I don’t have vivid memories of the game itself, to be honest. I know it was a game where we dropped a win so those sorts of things ring in your brain more for an athlete, when you give up goals to drop points. What I remember most about the day was that coming into the stadium at that time, it felt amazing. Just joy, anticipation, excitement to call a stadium your own, to represent your fans, your city, your teammates.

Nate Jaqua:

I have a pretty vivid memory of that last goal, unfortunately…

Gonzalo Segares:

The Revs game was a little frustrating because we were up 3-1 and then they came back.
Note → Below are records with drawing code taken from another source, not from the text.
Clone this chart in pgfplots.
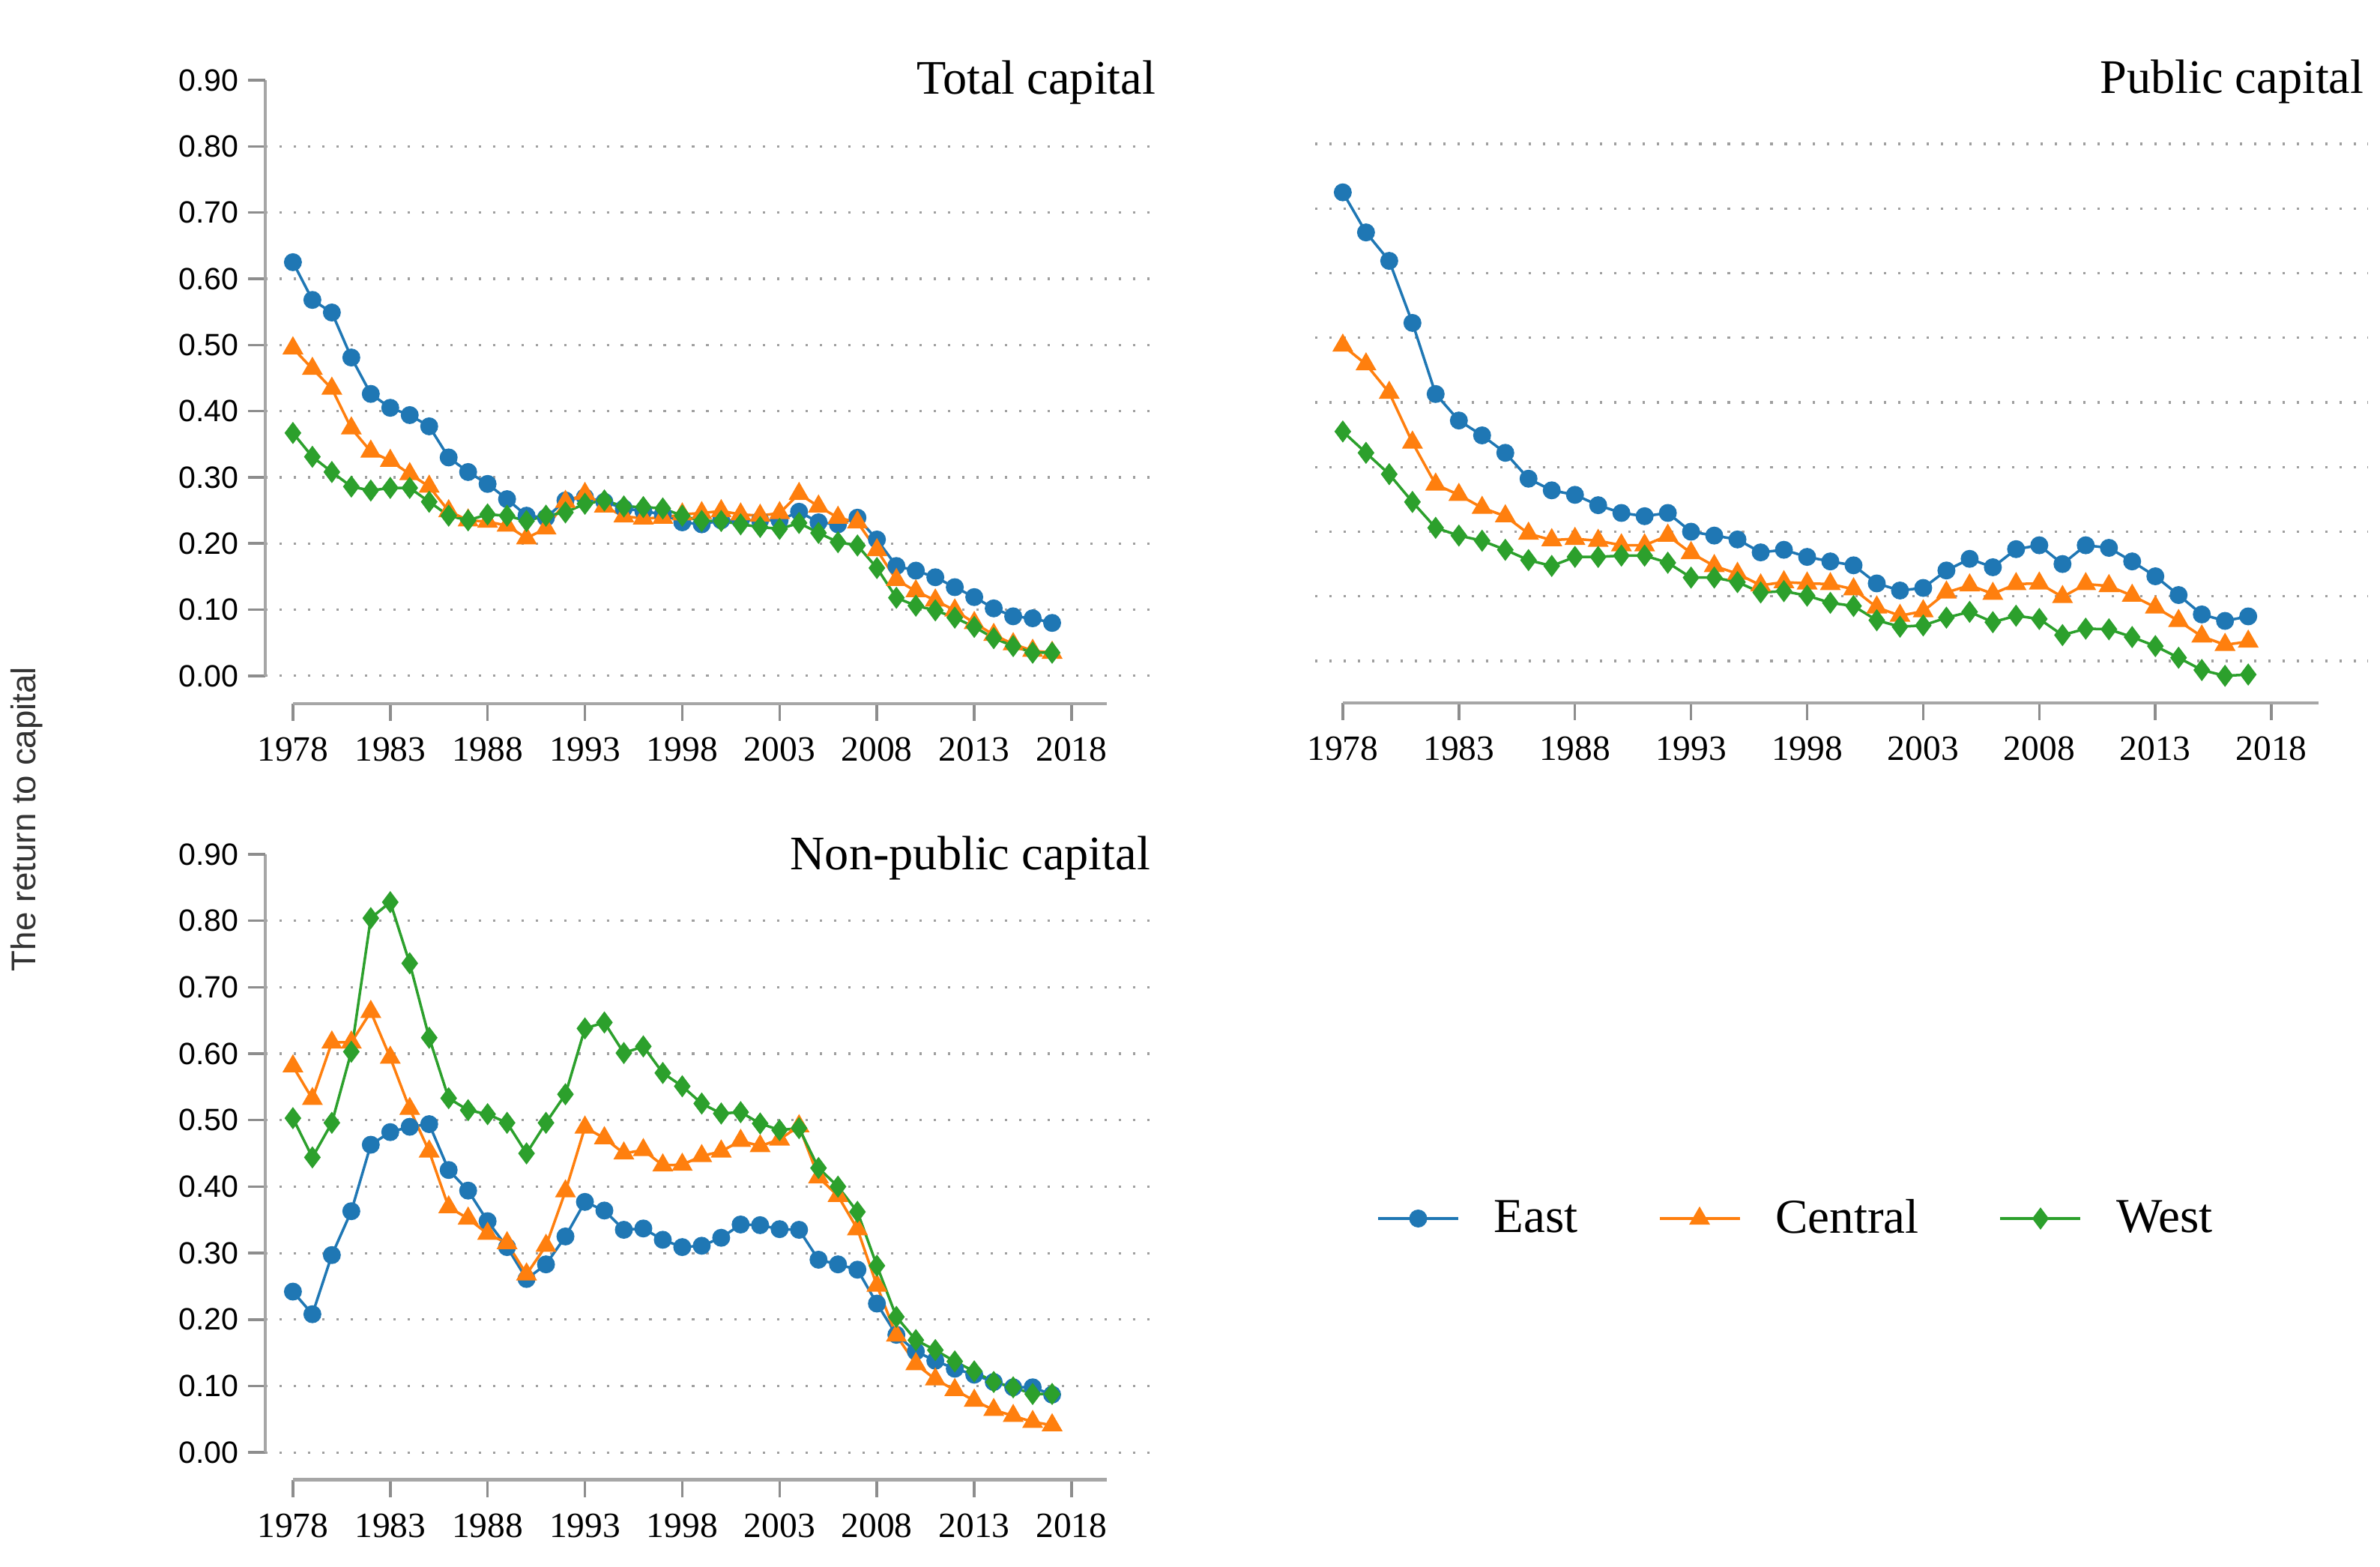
\documentclass[border=0pt]{standalone}
\usepackage{fontspec}
\setmainfont{Liberation Serif}
\setsansfont{Liberation Sans}
\usepackage{pgfplots}
\usepackage{pgfplotstable}
\pgfplotsset{compat=1.18}

\definecolor{cEast}{HTML}{1F77B4}
\definecolor{cCentral}{HTML}{FF7F0E}
\definecolor{cWest}{HTML}{2CA02C}
\definecolor{axisgray}{HTML}{A6A6A6}

% year, East, Central, West
\pgfplotstableread{
year east central west
1978 0.625 0.495 0.367
1979 0.568 0.464 0.331
1980 0.549 0.434 0.308
1981 0.481 0.374 0.286
1982 0.426 0.339 0.280
1983 0.405 0.325 0.284
1984 0.394 0.305 0.284
1985 0.377 0.286 0.263
1986 0.330 0.249 0.242
1987 0.308 0.235 0.235
1988 0.290 0.233 0.244
1989 0.267 0.227 0.242
1990 0.242 0.208 0.234
1991 0.239 0.223 0.242
1992 0.265 0.263 0.247
1993 0.270 0.275 0.260
1994 0.263 0.256 0.265
1995 0.253 0.241 0.256
1996 0.249 0.238 0.255
1997 0.244 0.239 0.253
1998 0.232 0.244 0.242
1999 0.229 0.246 0.234
2000 0.235 0.249 0.234
2001 0.235 0.244 0.229
2002 0.235 0.242 0.225
2003 0.235 0.246 0.222
2004 0.248 0.275 0.231
2005 0.232 0.256 0.216
2006 0.229 0.239 0.202
2007 0.239 0.232 0.197
2008 0.206 0.190 0.163
2009 0.166 0.145 0.118
2010 0.159 0.128 0.106
2011 0.149 0.114 0.099
2012 0.134 0.099 0.088
2013 0.119 0.080 0.074
2014 0.102 0.062 0.057
2015 0.090 0.048 0.045
2016 0.087 0.038 0.035
2017 0.080 0.035 0.035
}\total

\pgfplotstableread{
year east central west
1978 0.725 0.488 0.355
1979 0.663 0.459 0.322
1980 0.619 0.415 0.289
1981 0.523 0.338 0.246
1982 0.413 0.273 0.206
1983 0.372 0.257 0.194
1984 0.349 0.237 0.186
1985 0.322 0.224 0.172
1986 0.282 0.197 0.156
1987 0.264 0.187 0.147
1988 0.257 0.189 0.161
1989 0.241 0.186 0.161
1990 0.229 0.179 0.163
1991 0.224 0.179 0.163
1992 0.229 0.194 0.152
1993 0.200 0.167 0.129
1994 0.194 0.147 0.129
1995 0.188 0.135 0.122
1996 0.168 0.117 0.106
1997 0.172 0.122 0.108
1998 0.161 0.120 0.101
1999 0.154 0.119 0.090
2000 0.148 0.111 0.085
2001 0.120 0.083 0.063
2002 0.109 0.070 0.053
2003 0.113 0.077 0.055
2004 0.140 0.106 0.067
2005 0.158 0.117 0.076
2006 0.145 0.104 0.060
2007 0.173 0.119 0.070
2008 0.179 0.120 0.065
2009 0.150 0.099 0.040
2010 0.179 0.119 0.050
2011 0.175 0.116 0.049
2012 0.154 0.101 0.037
2013 0.131 0.083 0.023
2014 0.102 0.062 0.005
2015 0.072 0.038 -0.014
2016 0.062 0.025 -0.023
2017 0.069 0.030 -0.021
}\public

\pgfplotstableread{
year east central west
1978 0.242 0.581 0.503
1979 0.208 0.532 0.444
1980 0.297 0.617 0.496
1981 0.363 0.617 0.603
1982 0.463 0.663 0.804
1983 0.482 0.594 0.828
1984 0.490 0.517 0.736
1985 0.494 0.453 0.624
1986 0.425 0.369 0.533
1987 0.394 0.352 0.515
1988 0.348 0.329 0.509
1989 0.309 0.315 0.496
1990 0.261 0.268 0.450
1991 0.283 0.311 0.496
1992 0.325 0.393 0.539
1993 0.377 0.489 0.638
1994 0.364 0.473 0.647
1995 0.335 0.450 0.601
1996 0.337 0.455 0.611
1997 0.320 0.432 0.571
1998 0.309 0.433 0.551
1999 0.311 0.446 0.525
2000 0.323 0.453 0.510
2001 0.343 0.469 0.512
2002 0.342 0.461 0.495
2003 0.336 0.471 0.485
2004 0.335 0.491 0.488
2005 0.290 0.414 0.428
2006 0.283 0.386 0.400
2007 0.275 0.336 0.362
2008 0.224 0.251 0.281
2009 0.177 0.176 0.204
2010 0.152 0.133 0.169
2011 0.138 0.110 0.154
2012 0.126 0.094 0.137
2013 0.117 0.078 0.122
2014 0.106 0.064 0.106
2015 0.098 0.055 0.098
2016 0.098 0.046 0.088
2017 0.087 0.041 0.088
}\nonpublic

\tikzset{ttl/.style={anchor=base east, inner sep=0pt, font=\fontsize{18.3}{20}\selectfont}}

\pgfplotsset{
  east/.style={color=cEast, line width=1pt, mark=*, mark size=2.9pt},
  central/.style={color=cCentral, line width=1pt, mark=triangle*, mark size=3.6pt},
  west/.style={color=cWest, line width=1pt, mark=diamond*, mark size=3.4pt},
  panel/.style={
    scale only axis,
    anchor=south west,
    clip=false,
    axis x line*=bottom,
    axis y line*=left,
    axis line style={-, draw=axisgray, line width=1.3pt},
    tick align=outside,
    major tick length=0.23cm,
    tick style={draw=axisgray!85!black, line width=1pt},
    xtick={1978,1983,...,2018},
    x tick label style={font=\fontsize{13.5}{14}\selectfont, yshift=-0.1cm,
      /pgf/number format/1000 sep={}, /pgf/number format/assume math mode=true},
    ytick={0,0.1,0.2,0.3,0.4,0.5,0.6,0.7,0.8},
    ymajorgrids,
    major grid style={draw=gray!75, line width=0.9pt, dash pattern=on 0.9pt off 4.5pt},
    y tick label style={font=\sffamily\fontsize{11.7}{12}\selectfont,
      /pgf/number format/.cd, fixed, fixed zerofill, precision=2, assume math mode=true},
  },
}

\begin{document}
\begin{tikzpicture}
\useasboundingbox (0,0) rectangle (31.76cm,20.90cm);

\node[rotate=90, font=\sffamily\fontsize{13}{14}\selectfont, text=black!80] at (0.36cm,9.97cm) {The return to capital};

% Total capital
\begin{axis}[panel,
  at={(3.54cm,11.51cm)}, width=11.90cm, height=8.32cm,
  xmin=1976.58, xmax=2022.39, ymin=-0.042, ymax=0.9,
  extra y ticks={0.9}, extra y tick style={grid=none},
  x axis line style={shorten <=0.37cm, shorten >=0.67cm},
  y axis line style={shorten <=0.37cm},
]
\addplot[east] table[x=year, y=east] {\total};
\addplot[central] table[x=year, y=central] {\total};
\addplot[west] table[x=year, y=west] {\total};
\node[ttl] at (axis description cs:0.999,0.978) {Total capital};
\end{axis}

% Public capital
\begin{axis}[panel,
  at={(17.55cm,11.52cm)}, width=14.05cm, height=7.46cm,
  xmin=1976.81, xmax=2022.16, ymin=-0.0649, ymax=0.8,
  yticklabels={},
  y tick style={draw=none},
  x axis line style={shorten <=0.37cm, shorten >=0.66cm},
  y axis line style={draw=none},
]
\addplot[east] table[x=year, y=east] {\public};
\addplot[central] table[x=year, y=central] {\public};
\addplot[west] table[x=year, y=west] {\public};
\node[ttl] at (axis description cs:0.9964,1.091) {Public capital};
\end{axis}

% Non-public capital
\begin{axis}[panel,
  at={(3.54cm,1.155cm)}, width=11.90cm, height=8.345cm,
  xmin=1976.58, xmax=2022.39, ymin=-0.041, ymax=0.9,
  extra y ticks={0.9}, extra y tick style={grid=none},
  x axis line style={shorten <=0.37cm, shorten >=0.67cm},
  y axis line style={shorten <=0.365cm},
  legend columns=3,
  legend style={at={(axis description cs:1.718,0.4176)}, anchor=center,
    draw=none, fill=none, font=\fontsize{18.5}{20}\selectfont,
    /tikz/every odd column/.append style={column sep=0.39cm},
    /tikz/every even column/.append style={column sep=1.0cm}},
  legend image code/.code={\draw[mark repeat=2, mark phase=2]
    plot coordinates {(0cm,0cm) (0.535cm,0cm) (1.07cm,0cm)};},
]
\addplot[east] table[x=year, y=east] {\nonpublic};
\addlegendentry{East}
\addplot[central] table[x=year, y=central] {\nonpublic};
\addlegendentry{Central}
\addplot[west] table[x=year, y=west] {\nonpublic};
\addlegendentry{West}
\node[ttl] at (axis description cs:0.993,0.976) {Non-public capital};
\end{axis}
\end{tikzpicture}
\end{document}
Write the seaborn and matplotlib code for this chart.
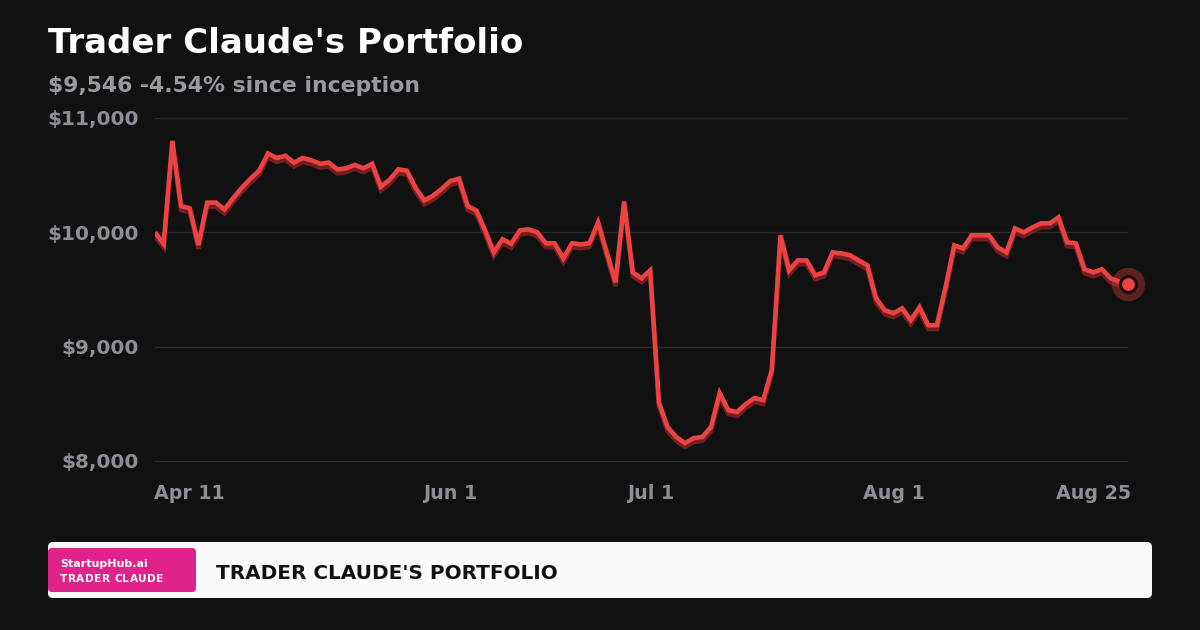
import numpy as np
import pandas as pd
import matplotlib
matplotlib.use("Agg")
import matplotlib.pyplot as plt
import matplotlib.patheffects as pe
from matplotlib.patches import FancyBboxPatch
import seaborn as sns

# ---- data ----
values = [10000, 9900, 10800, 10230, 10210, 9890, 10260, 10260, 10200, 10300,
          10390, 10470, 10540, 10690, 10650, 10670, 10610, 10650, 10630, 10600,
          10610, 10550, 10560, 10590, 10560, 10600, 10400, 10460, 10550, 10540,
          10390, 10280, 10320, 10380, 10450, 10470, 10230, 10190, 10017, 9825,
          9940, 9900, 10017, 10026, 10000, 9904, 9904, 9773, 9904, 9895,
          9904, 10087, 9825, 9563, 10270, 9650, 9598, 9668, 8515, 8297,
          8210, 8157, 8200, 8210, 8297, 8594, 8445, 8428, 8498, 8550,
          8533, 8795, 9974, 9668, 9755, 9755, 9624, 9650, 9825, 9816,
          9800, 9755, 9712, 9424, 9319, 9293, 9336, 9232, 9345, 9188,
          9188, 9520, 9886, 9860, 9974, 9974, 9974, 9869, 9825, 10035,
          10000, 10044, 10079, 10079, 10131, 9913, 9904, 9677, 9650, 9677,
          9598, 9570, 9546]
tick_labels = ["Apr 11", "Jun 1", "Jul 1", "Aug 1", "Aug 25"]
tick_index = [4, 34, 57, 85, 108]
y_ticks = [8000, 9000, 10000, 11000]
title = "Trader Claude's Portfolio"
subtitle = "$9,546 -4.54% since inception"
footer_title = "TRADER CLAUDE'S PORTFOLIO"
badge_top = "StartupHub.ai"
badge_bottom = "TRADER CLAUDE"

df = pd.DataFrame({"step": np.arange(len(values)), "value": values})

BG = "#111111"
RED = "#EB4242"
GRAY = "#8f8d95"

sns.set_theme(style="dark")
plt.rcParams["font.family"] = ["DejaVu Sans"]

W, H = 1200, 630
fig = plt.figure(figsize=(W / 100, H / 100), dpi=100, facecolor=BG)

# overlay axes in pixel coordinates
ov = fig.add_axes([0, 0, 1, 1], zorder=0)
ov.set_xlim(0, W)
ov.set_ylim(H, 0)
ov.axis("off")
ov.patch.set_alpha(0)

# main chart axes
left, right, top, bottom = 155, 1128, 118, 461
ax = fig.add_axes([left / W, 1 - (bottom + 2) / H, (right - left) / W, (bottom + 2 - top) / H], zorder=2)
ax.set_facecolor("none")

sns.lineplot(data=df, x="step", y="value", ax=ax, color=RED, linewidth=3.3,
             solid_joinstyle="miter", solid_capstyle="butt")
line = ax.lines[0]
line.set_path_effects([
    pe.SimpleLineShadow(offset=(0, -2.8), shadow_color="#7a1f22", alpha=0.95),
    pe.Normal(),
])
line.set_zorder(3)

# end marker
last_x, last_y = df["step"].iloc[-1], df["value"].iloc[-1]
ax.scatter([last_x], [last_y], s=580, color=RED, alpha=0.35, linewidths=0, zorder=4, clip_on=False)
ax.scatter([last_x], [last_y], s=130, color=RED, edgecolors="#1a0a0a", linewidths=2.2, zorder=5, clip_on=False)

ax.set_xlim(0, len(values) - 1)
ax.set_ylim(8000 - 3000 * 2 / (bottom - top), 11000)
ax.set_yticks(y_ticks)
ax.set_yticklabels([f"${v:,}" for v in y_ticks])
ax.set_xticks(tick_index)
ax.set_xticklabels(tick_labels)
ax.set_xlabel("")
ax.set_ylabel("")
for s in ax.spines.values():
    s.set_visible(False)
ax.grid(True, axis="y", color="#2a2a2a", linewidth=1)
ax.grid(False, axis="x")
ax.tick_params(axis="both", length=0, colors=GRAY)
ax.tick_params(axis="y", pad=11.5, labelsize=14.4)
ax.tick_params(axis="x", pad=15, labelsize=13.7)
for t in ax.get_xticklabels() + ax.get_yticklabels():
    t.set_fontweight("bold")
    t.set_color(GRAY)

# titles
ov.text(48, 53, title, color="white", fontsize=24.5, fontweight="bold", va="baseline", ha="left")
ov.text(48, 92, subtitle, color="#9a98a0", fontsize=15.75, fontweight="bold", va="baseline", ha="left")

# footer
ov.add_patch(FancyBboxPatch((48, 542), 1104, 56, boxstyle="round,pad=0,rounding_size=5",
                            facecolor="#fafafa", edgecolor="none"))
ov.add_patch(FancyBboxPatch((48, 548), 148, 44, boxstyle="round,pad=0,rounding_size=4",
                            facecolor="#E0228B", edgecolor="none"))
ov.text(60, 567, badge_top, color="white", fontsize=8.0, fontweight="bold", va="baseline", ha="left")

# letter-spaced badge subtitle
fig.canvas.draw()
renderer = fig.canvas.get_renderer()
xpos = 60.0
for ch in badge_bottom:
    t = ov.text(xpos, 582, ch, color="white", fontsize=7.6, fontweight="bold", va="baseline", ha="left")
    if ch == " ":
        probe = ov.text(0, 0, "a a", fontsize=7.6, fontweight="bold")
        probe2 = ov.text(0, 0, "aa", fontsize=7.6, fontweight="bold")
        w = probe.get_window_extent(renderer).width - probe2.get_window_extent(renderer).width
        probe.remove(); probe2.remove()
    else:
        w = t.get_window_extent(renderer).width
    xpos += w + 0.45

ov.text(216, 579, footer_title, color="#111111", fontsize=14.4, fontweight="bold", va="baseline", ha="left")

fig.savefig("out.png", dpi=100, facecolor=BG)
But we put it right by beating the Red Bulls 2-0 in front of a packed stadium in the next home game.

Calen Carr:

I am really excited and hopeful about the future. To have a fresh start and a new face in charge, it just feels refreshing right now. So, to be able to return within city limits, and with all those memories, I think it will be the perfect next step.

Nate Jaqua:

I thought it was great that we got our own stadium and it was what we needed at that point in time, but I also think it’s great we’re going downtown where fans have easier access. I feel like when I played the fans at Chicago were one of the best in the league, if not the best, and they brought real energy to the game. So, if we could keep growing that and get back to the winning ways that would be fantastic to see happen.

Andy Herron:

Obviously, the league has changed so much since then, which I am very proud to be part of. I’m excited to see what’s next. Anything that helps the team connect with Chicago, feel like part of Chicago, has got to be something good, right?

Logan Pause:

It’s a historic moment. My hope with the move is that the Club gets back to competing for championships on a consistent basis. I would add that I hope the Club, the fans, and the community are rewarded for their efforts, commitment and everything that they pour into what they do.

Members of the first ever Fire roster to play at Bridgeview, including Logan Pause and Gonzalo Segares, will be in attendance at the final home game of the season against Toronto on Sunday 29th September. The players will be honored on the field pre-game.